The so called Big Data revolution has opened new paths for scientific research in many fields, including health related data science. As measurement techniques, data storage capabilities, and the ability to crosslink diverse data sets develop, increasingly large volumes of information are available for public health research and decision making. Many scientific works have been published which describe and make predictions about the role of Big Data in healthcare, epidemiology and sanitary surveillance.

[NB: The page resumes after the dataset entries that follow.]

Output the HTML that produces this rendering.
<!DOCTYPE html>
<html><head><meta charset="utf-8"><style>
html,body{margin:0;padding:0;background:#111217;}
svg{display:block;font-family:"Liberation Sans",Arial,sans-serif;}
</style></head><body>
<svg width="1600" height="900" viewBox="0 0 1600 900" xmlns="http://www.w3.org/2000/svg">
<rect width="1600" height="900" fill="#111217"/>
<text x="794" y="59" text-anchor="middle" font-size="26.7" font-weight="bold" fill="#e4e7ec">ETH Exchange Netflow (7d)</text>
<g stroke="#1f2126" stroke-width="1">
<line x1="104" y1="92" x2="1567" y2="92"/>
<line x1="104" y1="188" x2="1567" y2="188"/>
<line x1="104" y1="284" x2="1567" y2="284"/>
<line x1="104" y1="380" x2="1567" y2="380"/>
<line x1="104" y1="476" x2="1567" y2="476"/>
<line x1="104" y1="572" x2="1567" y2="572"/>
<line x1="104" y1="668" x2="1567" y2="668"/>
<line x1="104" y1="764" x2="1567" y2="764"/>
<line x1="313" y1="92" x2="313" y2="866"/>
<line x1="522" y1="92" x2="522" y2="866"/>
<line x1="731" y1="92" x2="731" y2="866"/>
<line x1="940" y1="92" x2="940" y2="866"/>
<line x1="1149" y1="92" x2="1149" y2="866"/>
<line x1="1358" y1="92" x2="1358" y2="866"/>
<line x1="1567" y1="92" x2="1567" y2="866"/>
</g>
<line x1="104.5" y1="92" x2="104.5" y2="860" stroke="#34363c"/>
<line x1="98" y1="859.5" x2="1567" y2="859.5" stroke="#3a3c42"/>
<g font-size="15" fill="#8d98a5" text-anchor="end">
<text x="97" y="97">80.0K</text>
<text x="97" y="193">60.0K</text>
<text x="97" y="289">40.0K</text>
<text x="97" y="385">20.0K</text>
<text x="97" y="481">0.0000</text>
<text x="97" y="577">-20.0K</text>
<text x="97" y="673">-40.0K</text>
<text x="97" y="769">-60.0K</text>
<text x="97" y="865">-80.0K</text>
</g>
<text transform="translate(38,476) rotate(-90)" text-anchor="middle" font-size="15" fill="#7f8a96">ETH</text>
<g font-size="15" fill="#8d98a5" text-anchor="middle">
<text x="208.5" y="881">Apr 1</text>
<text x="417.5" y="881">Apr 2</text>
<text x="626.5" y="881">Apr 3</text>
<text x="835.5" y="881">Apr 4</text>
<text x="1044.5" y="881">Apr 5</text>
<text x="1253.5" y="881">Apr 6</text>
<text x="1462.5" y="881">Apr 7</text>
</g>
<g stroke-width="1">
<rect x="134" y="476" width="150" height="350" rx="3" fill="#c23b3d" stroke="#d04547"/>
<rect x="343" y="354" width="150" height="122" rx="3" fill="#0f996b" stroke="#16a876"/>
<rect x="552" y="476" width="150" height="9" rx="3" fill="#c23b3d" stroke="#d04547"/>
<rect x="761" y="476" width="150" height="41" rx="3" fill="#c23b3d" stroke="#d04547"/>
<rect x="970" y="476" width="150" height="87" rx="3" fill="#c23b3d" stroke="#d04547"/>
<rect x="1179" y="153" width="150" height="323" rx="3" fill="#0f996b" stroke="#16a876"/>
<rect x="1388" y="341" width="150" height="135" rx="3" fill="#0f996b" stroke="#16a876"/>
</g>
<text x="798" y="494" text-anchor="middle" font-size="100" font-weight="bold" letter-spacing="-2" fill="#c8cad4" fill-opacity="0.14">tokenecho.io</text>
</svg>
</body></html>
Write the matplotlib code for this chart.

Traditional Public Health Research
Public health research has been historically done by focusing on a small set of indicators that are suspected to be associated with a specific health outcome: hypothesis are made on the correlation between some environmental or clinical variables and a particular issue that can be measured on a defined cohort. Traditional epidemiological studies are designed starting from a specific hypothesis and the entire process, including data collection and analysis, is structured around it.
Data-based Health Research
However, the increasing availability of large population-level data related to health, like electronic medical records but also sensor data from mobile and wearable devices, has led public health researchers to explore novel approaches to data aggregation and analysis. Many factors and circumstances, like environmental exposures, demographics, socioeconomic factors, consumer purchasing behaviors, etc., besides being object of studies by their own, are providing lots of data related to health.
There is a growing acknowledgement that analysing such datasets with hundreds of variables can lead to important and unexpected public health discoveries. For instance, leveraging large datasets on environmental data could not only produce evidence for the single issue being investigated but could also highlight correlations and dependencies that weren’t even suspected. It is of course possible to use an hypothesis-driven approach when working with Big Data records, but such datasets can also be used with a new open-ended approach, integrating a large number of indicators covering different aspects of human health and looking for relevant patterns without pursuing a specific answer. A new paradigm is being developed in order to carry on this kind of data-driven studies.
Challenges in Data-driven Health Research
From a public health perspective, one of the biggest challenges when working with extensive data sets is figuring out which indicators are the most important determinants of a particular health outcome. In traditional public health studies, this is usually done with standard techniques, like creating linear regression models and studying the percentage of the variance accounted for in the model. When the number of indicators grows significantly this approach doesn’t scale well, and other techniques have to be used or developed. For many studies, as in the traditional approach, the clinical validation is still important to mark the actual relevant indicators.
Digital Epidimiology – An Example of Health Research with ICARUS
To highlight an example near to the ICARUS landscape, human mobility data are an extremely variegated kind of information, originating from different sources and with many potential applications, amongst which we can definitely mention epidemiological modeling. Closely related is the newborn field of digital epidemiology, which is mainly based on the idea that the health of a population can be assessed through the digital traces left by individuals. Researchers have already started to develop methods and strategies for using digital epidemiology to support infectious disease monitoring and surveillance or to feed realistic models to learn how diseases spread and how to best counteract the spreading.
A lot of work still needs to be done in order to fully integrate computational and digital epidemiology with existing practices, and many issues have to be addressed in order to do so, including for instance privacy concerns, but the increasing availability of new valuable datasets will almost certainly drive the process in that direction.
The ISI demonstrator in ICARUS focuses on the use of aviation data to improve the modelling of infectious disease spreading.